The investigating judge interviewed 26 people, including 11 members of the cast and crew of “The Devils,” Mr. Ruggia’s 2002 film in which Ms. Haenel plays an autistic child in an incestuous relationship with her brother. Several crew members said the director had an “intense,” “ambiguous” and “unhealthy” relationship with the actress, isolating her from others. Some reported seeing him kiss her on the face and cheeks.

Others, such as Ms. Haenel’s co-star Vincent Rottiers, said they had not seen any inappropriate behavior from Mr. Ruggia. The film’s producer and one of its editors also said they saw nothing out of the ordinary.

After the film was shot, Ms. Haenel regularly visited the director’s apartment to watch films, so he could teach her the classics, she said. While there, he caressed her thighs, working his way up to her genitals, kissed her on the neck and put his hand under her T-shirt to stroke her breasts and her belly, she told the police.

“Christophe was telling me that he was in love with me and that the age difference was a curse to him and that unfortunately I was an adult in the body of a child,” she told the police.

Ms. Haenel said that she refused to see Mr. Ruggia after 2004, and the police have collected two letters that he sent to her years later. In them, he wrote that his heart was “exploding in his chest” after he saw her on the street one day, that his longing for her was like a “wound” and that his love for her had “always been sincere.”

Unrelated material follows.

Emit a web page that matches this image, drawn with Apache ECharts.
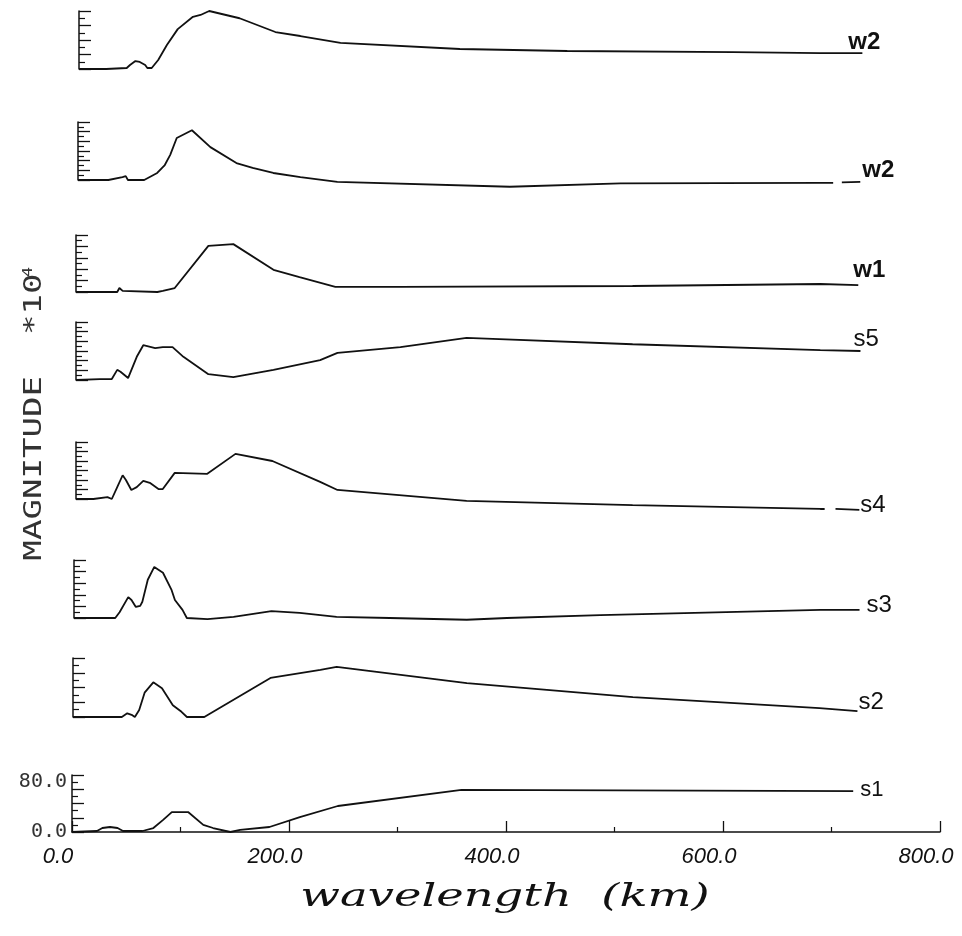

After the Mediapart investigation, Mr. Ruggia’s new film involving the teenage actors, “The Emergence of Butterflies,” was put on hold and he was ejected from the French directors’ association. He told the police that other projects he had in the works had also been put on hold because of the investigation, and that he had lost his job at a prestigious theater school. He is living on welfare in Brittany, close to his parents’ home, he added.

The trial is scheduled to last about two days.